For the data below, transcribe the part that opens with the line containing "Generate a Python" and closes with the line containing "roic = [None, -321.10, -752.64, -469.77]", exactly and with no pictures.

"""

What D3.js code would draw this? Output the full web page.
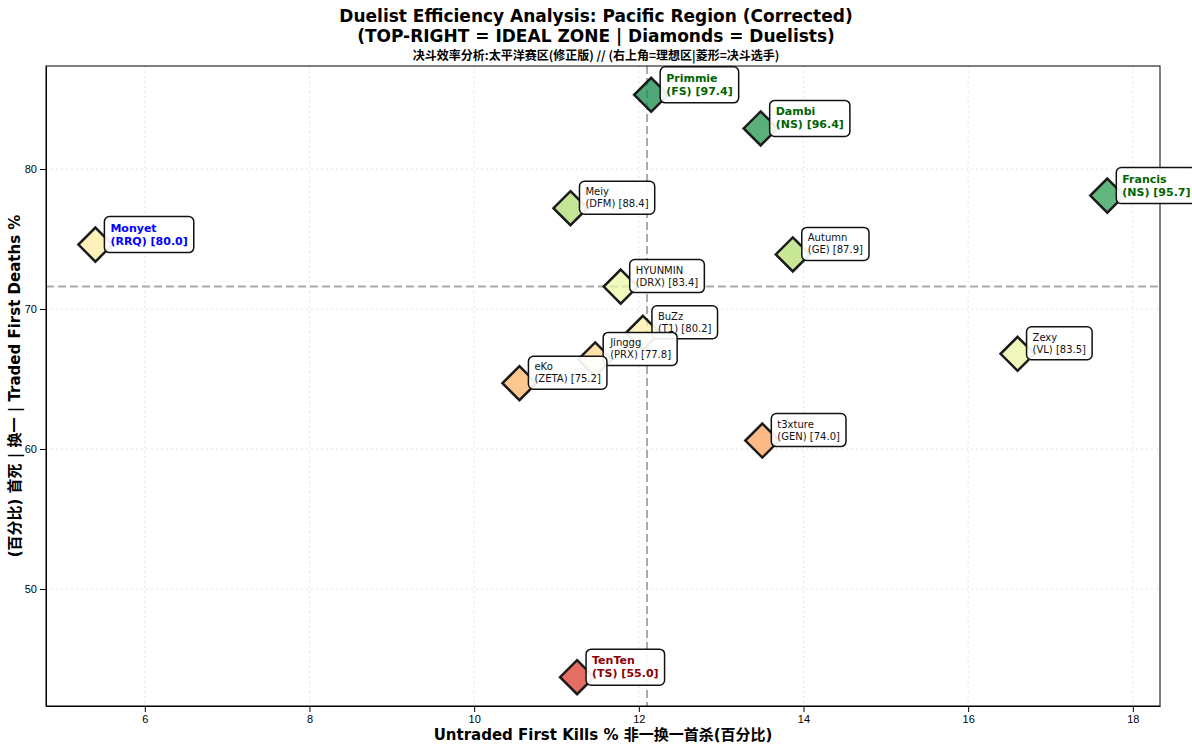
<!DOCTYPE html>
<html><head><meta charset="utf-8">
<script src="https://cdn.jsdelivr.net/npm/d3@7"></script>
<style>body{margin:0;background:#fff;font-family:"DejaVu Sans","Noto Sans CJK SC",sans-serif}</style>
</head><body><div id="chart"></div>
<script>
const players = ["Primmie","Dambi","Francis","Meiy","Monyet","Autumn","HYUNMIN","BuZz","Jinggg","eKo","Zexy","t3xture","TenTen"];
const teams   = ["FS","NS","NS","DFM","RRQ","GE","DRX","T1","PRX","ZETA","VL","GEN","TS"];
const ufk     = [12.15,13.48,17.69,11.17,5.40,13.87,11.78,12.05,11.47,10.55,16.60,13.50,11.25];
const tfd     = [85.3,82.9,78.1,77.2,74.6,73.9,71.6,68.3,66.4,64.7,66.8,60.6,43.7];
const score   = [97.4,96.4,95.7,88.4,80.0,87.9,83.4,80.2,77.8,75.2,83.5,74.0,55.0];
const xTicks = [6,8,10,12,14,16,18], yTicks = [50,60,70,80];
const refX = 12.1, refY = 71.6;

const W = 1192, H = 750, m = {l:46, r:32, t:66, b:44};
const svg = d3.select("#chart").append("svg").attr("width", W).attr("height", H);
const x = d3.scaleLinear().domain([4.80,18.33]).range([m.l, W-m.r]);
const y = d3.scaleLinear().domain([41.64,87.36]).range([H-m.b, m.t]);
const col = d3.scaleSequential(t => d3.interpolateRdYlGn(0.12 + 0.88*t)).domain([68,100]).clamp(true);

// grid
svg.append("g").selectAll("line").data(xTicks).join("line")
  .attr("x1", d=>x(d)).attr("x2", d=>x(d)).attr("y1", m.t).attr("y2", H-m.b)
  .attr("stroke","#ddd").attr("stroke-dasharray","2,3").attr("stroke-width",0.8);
svg.append("g").selectAll("line").data(yTicks).join("line")
  .attr("y1", d=>y(d)).attr("y2", d=>y(d)).attr("x1", m.l).attr("x2", W-m.r)
  .attr("stroke","#ddd").attr("stroke-dasharray","2,3").attr("stroke-width",0.8);

// reference lines
svg.append("line").attr("x1",x(refX)).attr("x2",x(refX)).attr("y1",m.t).attr("y2",H-m.b)
  .attr("stroke","#aaa").attr("stroke-width",2).attr("stroke-dasharray","8,4");
svg.append("line").attr("y1",y(refY)).attr("y2",y(refY)).attr("x1",m.l).attr("x2",W-m.r)
  .attr("stroke","#aaa").attr("stroke-width",2).attr("stroke-dasharray","8,4");

// axes
svg.append("g").attr("transform",`translate(0,${H-m.b})`)
  .call(d3.axisBottom(x).tickValues(xTicks).tickSizeOuter(0)).style("font-size","11px");
svg.append("g").attr("transform",`translate(${m.l},0)`)
  .call(d3.axisLeft(y).tickValues(yTicks).tickSizeOuter(0)).style("font-size","11px");
svg.append("rect").attr("x",m.l).attr("y",m.t).attr("width",W-m.l-m.r).attr("height",H-m.t-m.b)
  .attr("fill","none").attr("stroke","#000");

// points
const data = players.map((p,i)=>({p, t:teams[i], x:ufk[i], y:tfd[i], s:score[i]}));
const special = {Primmie:"darkgreen", Dambi:"darkgreen", Francis:"darkgreen", Monyet:"blue", TenTen:"darkred"};
const g = svg.append("g");
data.forEach(d => {
  const cx = x(d.x), cy = y(d.y), r = 17;
  g.append("path").attr("d",`M${cx},${cy-r}L${cx+r},${cy}L${cx},${cy+r}L${cx-r},${cy}Z`)
    .attr("fill", col(d.s)).attr("fill-opacity",0.75).attr("stroke","#1a1a1a").attr("stroke-width",2.5);
  const sp = special[d.p];
  const lab = g.append("g");
  const tx = cx + 15, ty = cy - 13;
  const t = lab.append("text").attr("x",tx).attr("y",ty)
    .attr("font-size", sp ? 11 : 10).attr("font-weight", sp ? "bold" : "normal")
    .attr("fill", sp || "#111");
  t.append("tspan").attr("x",tx).attr("dy",0).text(d.p);
  t.append("tspan").attr("x",tx).attr("dy", sp?13:12).text(`(${d.t}) [${d.s.toFixed(1)}]`);
  const bb = t.node().getBBox();
  lab.insert("rect","text").attr("x",bb.x-6).attr("y",bb.y-5).attr("width",bb.width+12).attr("height",bb.height+10)
    .attr("rx",5).attr("fill","#fff").attr("fill-opacity",0.92).attr("stroke","#111").attr("stroke-width",1.5);
});

// titles
svg.append("text").attr("x",W/2).attr("y",22).attr("text-anchor","middle").attr("font-size",17).attr("font-weight","bold")
  .text("Duelist Efficiency Analysis: Pacific Region (Corrected)");
svg.append("text").attr("x",W/2).attr("y",42).attr("text-anchor","middle").attr("font-size",17).attr("font-weight","bold")
  .text("(TOP-RIGHT = IDEAL ZONE | Diamonds = Duelists)");
svg.append("text").attr("x",W/2).attr("y",60).attr("text-anchor","middle").attr("font-size",12).attr("font-weight","bold")
  .attr("font-family","Noto Sans CJK SC").text("决斗效率分析:太平洋赛区(修正版) // (右上角=理想区|菱形=决斗选手)");
svg.append("text").attr("x",(m.l+W-m.r)/2).attr("y",740).attr("text-anchor","middle").attr("font-size",15).attr("font-weight","bold")
  .text("Untraded First Kills %  非一换一首杀(百分比)");
svg.append("text").attr("transform",`translate(20,${(m.t+H-m.b)/2}) rotate(-90)`).attr("text-anchor","middle")
  .attr("font-size",15).attr("font-weight","bold").text("(百分比) 首死 | 换一 |    Traded First Deaths %");
</script></body></html>
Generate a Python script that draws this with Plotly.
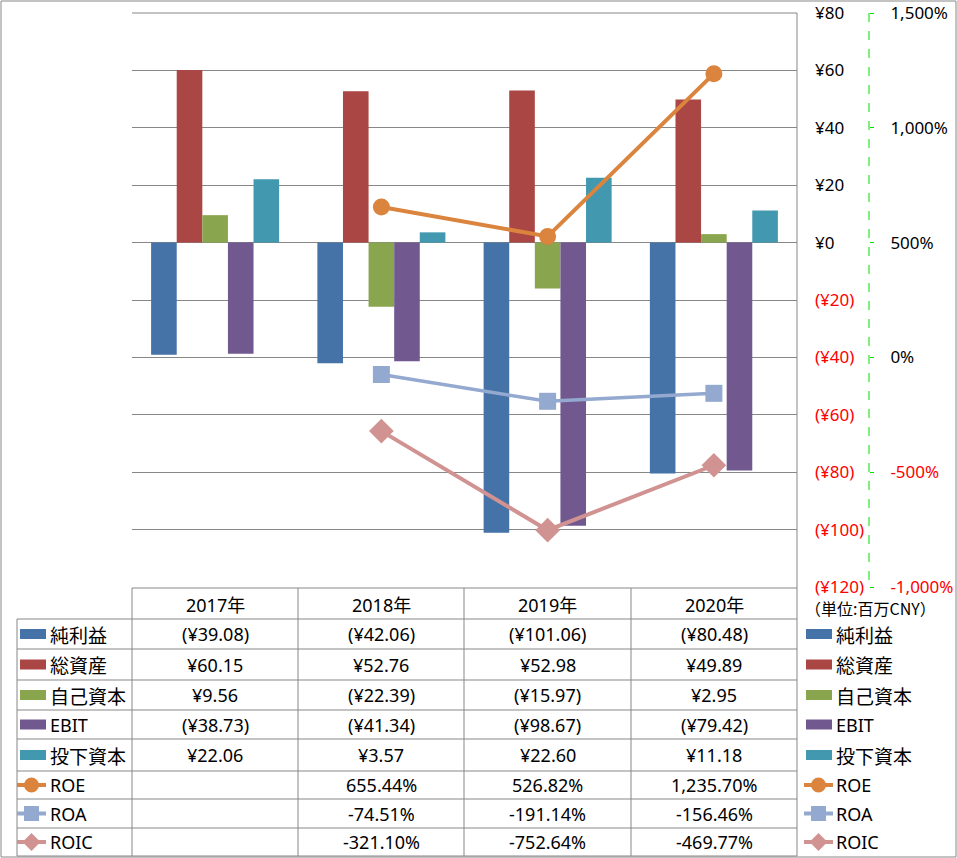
import plotly.graph_objects as go

# ---------------- data ----------------
years = ["2017年", "2018年", "2019年", "2020年"]
net_income = [-39.08, -42.06, -101.06, -80.48]      # 純利益
total_assets = [60.15, 52.76, 52.98, 49.89]         # 総資産
equity = [9.56, -22.39, -15.97, 2.95]               # 自己資本
ebit = [-38.73, -41.34, -98.67, -79.42]             # EBIT
invested_capital = [22.06, 3.57, 22.60, 11.18]      # 投下資本
roe = [None, 655.44, 526.82, 1235.70]               # ROE (%)
roa = [None, -74.51, -191.14, -156.46]              # ROA (%)
roic = [None, -321.10, -752.64, -469.77]            # ROIC (%)

bar_names = ["純利益", "総資産", "自己資本", "EBIT", "投下資本"]
bar_series = [net_income, total_assets, equity, ebit, invested_capital]
bar_colors = ["#4572A7", "#AA4643", "#89A54E", "#71588F", "#4198AF"]

line_names = ["ROE", "ROA", "ROIC"]
line_series = [roe, roa, roic]
line_colors = ["#DB843D", "#93A9CF", "#D19392"]
line_symbols = ["circle", "square", "diamond"]
line_sizes = [17, 17, 19]
line_widths = [4, 3.5, 4]

y1_ticks = list(range(-120, 81, 20))
y2_ticks = list(range(-1000, 1501, 500))
unit_label = "（単位:百万CNY）"

# ---------------- geometry helpers ----------------
W, H = 957, 858
def px(x):
    return x / W
def py(y):
    return 1 - y / H

PLOT_L, PLOT_R, PLOT_T, PLOT_B = 132, 797, 13, 587
AX2_X = 869
GRID = "#878787"
RED = "#FF0000"
FONT = "Noto Sans, Noto Sans CJK JP, sans-serif"
CJK = "Noto Sans CJK JP, Noto Sans, sans-serif"

def yen(v):
    s = f"¥{abs(v):,.2f}"
    return f"({s})" if v < 0 else s

def pct(v):
    return "" if v is None else f"{v:,.2f}%"

def red(s):
    return f'<span style="color:{RED}">{s}</span>'

fig = go.Figure()

for name, vals, col in zip(bar_names, bar_series, bar_colors):
    fig.add_trace(go.Bar(x=years, y=vals, name=name, marker=dict(color=col, line=dict(width=0)),
                         hoverinfo="skip"))

for name, vals, col, sym, sz, lw in zip(line_names, line_series, line_colors, line_symbols, line_sizes, line_widths):
    fig.add_trace(go.Scatter(x=years, y=vals, name=name, yaxis="y2", mode="lines+markers",
                             line=dict(color=col, width=lw),
                             marker=dict(symbol=sym, size=sz, color=col, line=dict(width=0)),
                             connectgaps=False, hoverinfo="skip"))

y1_text = [red(f"(¥{-v})") if v < 0 else f"¥{v}" for v in y1_ticks]
y2_text = [red(f"{v:,}%") if v < 0 else f"{v:,}%" for v in y2_ticks]

fig.update_layout(
    template="none",
    width=W, height=H,
    margin=dict(l=0, r=0, t=0, b=0, pad=0),
    paper_bgcolor="white", plot_bgcolor="rgba(0,0,0,0)",
    showlegend=False,
    barmode="group", bargap=0.23, bargroupgap=0,
    font=dict(family=FONT, size=17, color="#000000"),
    xaxis=dict(domain=[px(PLOT_L), px(PLOT_R)], type="category", range=[-0.5, 3.5],
               showticklabels=False, showgrid=False, zeroline=False, showline=False,
               ticks="", automargin=False),
    yaxis=dict(domain=[py(PLOT_B), py(PLOT_T)], range=[-120, 80], side="right",
               tickvals=y1_ticks, ticktext=y1_text, tickfont=dict(size=17, family=FONT),
               showgrid=True, gridcolor=GRID, gridwidth=1,
               zeroline=True, zerolinecolor=GRID, zerolinewidth=1,
               showline=False, ticks="", ticklabelstandoff=17, automargin=False),
    yaxis2=dict(overlaying="y", anchor="free", position=px(AX2_X), side="right",
                range=[-1000, 1500], tickvals=y2_ticks, ticktext=y2_text,
                tickfont=dict(size=17, family=FONT),
                showgrid=False, zeroline=False, showline=False,
                ticks="outside", ticklen=4, tickwidth=1, tickcolor="#00DD00",
                ticklabelstandoff=13, automargin=False),
)

shapes = []
def hline(y, x0, x1, color=GRID, width=1, dash="solid", layer="above"):
    shapes.append(dict(type="line", xref="paper", yref="paper", x0=px(x0), x1=px(x1),
                       y0=py(y), y1=py(y), line=dict(color=color, width=width, dash=dash), layer=layer))
def vline(x, y0, y1, color=GRID, width=1, dash="solid"):
    shapes.append(dict(type="line", xref="paper", yref="paper", x0=px(x), x1=px(x),
                       y0=py(y0), y1=py(y1), line=dict(color=color, width=width, dash=dash), layer="above"))

# outer chart border
shapes.append(dict(type="rect", xref="paper", yref="paper", x0=px(1), x1=px(956), y0=py(1), y1=py(857),
                   line=dict(color=GRID, width=1), fillcolor="rgba(0,0,0,0)", layer="below"))

# top gridline of plot area (range edge)
hline(PLOT_T, PLOT_L, PLOT_R, layer="below")

# green dashed secondary axis line
vline(AX2_X, PLOT_T, PLOT_B, color="#00DD00", width=1, dash="dash")

# data table grid
col_x = [132, 298, 464, 631, 797]
header_top, header_bot = 588, 619
row_y = [619, 649, 680, 710, 739, 771, 799, 828, 856]
label_left = 17
hline(header_top, col_x[0], col_x[-1])
for y in row_y:
    hline(y, label_left, col_x[-1])
vline(label_left, row_y[0], row_y[-1])
for x in col_x[:-1]:
    vline(x, header_top, row_y[-1])
vline(col_x[-1], PLOT_T, row_y[-1])

annotations = []
def text(x, y, s, anchor="center", size=18, family=FONT):
    annotations.append(dict(x=px(x), y=py(y), xref="paper", yref="paper", text=s, showarrow=False,
                            xanchor=anchor, yanchor="middle", borderpad=0,
                            font=dict(size=size, family=family, color="#000000")))

def label(x, y, s):
    if s.isascii():
        text(x, y, s, anchor="left", size=18, family=FONT)
    else:
        text(x, y, s, anchor="left", size=19, family=CJK)

# header
for i, yr in enumerate(years):
    text((col_x[i] + col_x[i + 1]) / 2, (header_top + header_bot) / 2 + 1, yr, size=18)

row_centers = [(row_y[i] + row_y[i + 1]) / 2 for i in range(len(row_y) - 1)]

# legend keys (both in table and on right side)
def bar_key(xl, yc, col):
    shapes.append(dict(type="rect", xref="paper", yref="paper", x0=px(xl), x1=px(xl + 26),
                       y0=py(yc - 5), y1=py(yc + 5), line=dict(width=0), fillcolor=col, layer="above"))

def line_key(xl, yc, col, sym):
    shapes.append(dict(type="line", xref="paper", yref="paper", x0=px(xl), x1=px(xl + 29),
                       y0=py(yc), y1=py(yc), line=dict(color=col, width=4), layer="above"))
    cx = xl + 14.5
    if sym == "circle":
        shapes.append(dict(type="circle", xref="paper", yref="paper", x0=px(cx - 7.5), x1=px(cx + 7.5),
                           y0=py(yc - 7.5), y1=py(yc + 7.5), line=dict(width=0), fillcolor=col, layer="above"))
    elif sym == "square":
        shapes.append(dict(type="rect", xref="paper", yref="paper", x0=px(cx - 7.5), x1=px(cx + 7.5),
                           y0=py(yc - 7.5), y1=py(yc + 7.5), line=dict(width=0), fillcolor=col, layer="above"))
    else:
        d = 9
        path = (f"M {px(cx - d)} {py(yc)} L {px(cx)} {py(yc - d)} L {px(cx + d)} {py(yc)} "
                f"L {px(cx)} {py(yc + d)} Z")
        shapes.append(dict(type="path", xref="paper", yref="paper", path=path, line=dict(width=0),
                           fillcolor=col, layer="above"))

for i, (name, vals, col) in enumerate(zip(bar_names, bar_series, bar_colors)):
    yc = row_centers[i]
    bar_key(20, yc, col)
    bar_key(806, yc, col)
    label(49, yc, name)
    label(835, yc, name)
    for j, v in enumerate(vals):
        text((col_x[j] + col_x[j + 1]) / 2, yc, yen(v))

for k, (name, vals, col, sym) in enumerate(zip(line_names, line_series, line_colors, line_symbols)):
    yc = row_centers[len(bar_names) + k]
    line_key(17, yc, col, sym)
    line_key(804, yc, col, sym)
    label(49, yc, name)
    label(835, yc, name)
    for j, v in enumerate(vals):
        if v is not None:
            text((col_x[j] + col_x[j + 1]) / 2, yc, pct(v))

text(804, 608, unit_label, anchor="left", size=16, family=CJK)

fig.update_layout(shapes=shapes, annotations=annotations)

fig.write_html("out.html", config={"displayModeBar": False},
               post_script="document.body.style.margin='0';")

"""

→ Result of this task:
Generate a Python script that draws this with Plotly.
import plotly.graph_objects as go

# ---------------- data ----------------
years = ["2017年", "2018年", "2019年", "2020年"]
net_income = [-39.08, -42.06, -101.06, -80.48]      # 純利益
total_assets = [60.15, 52.76, 52.98, 49.89]         # 総資産
equity = [9.56, -22.39, -15.97, 2.95]               # 自己資本
ebit = [-38.73, -41.34, -98.67, -79.42]             # EBIT
invested_capital = [22.06, 3.57, 22.60, 11.18]      # 投下資本
roe = [None, 655.44, 526.82, 1235.70]               # ROE (%)
roa = [None, -74.51, -191.14, -156.46]              # ROA (%)
roic = [None, -321.10, -752.64, -469.77]            # ROIC (%)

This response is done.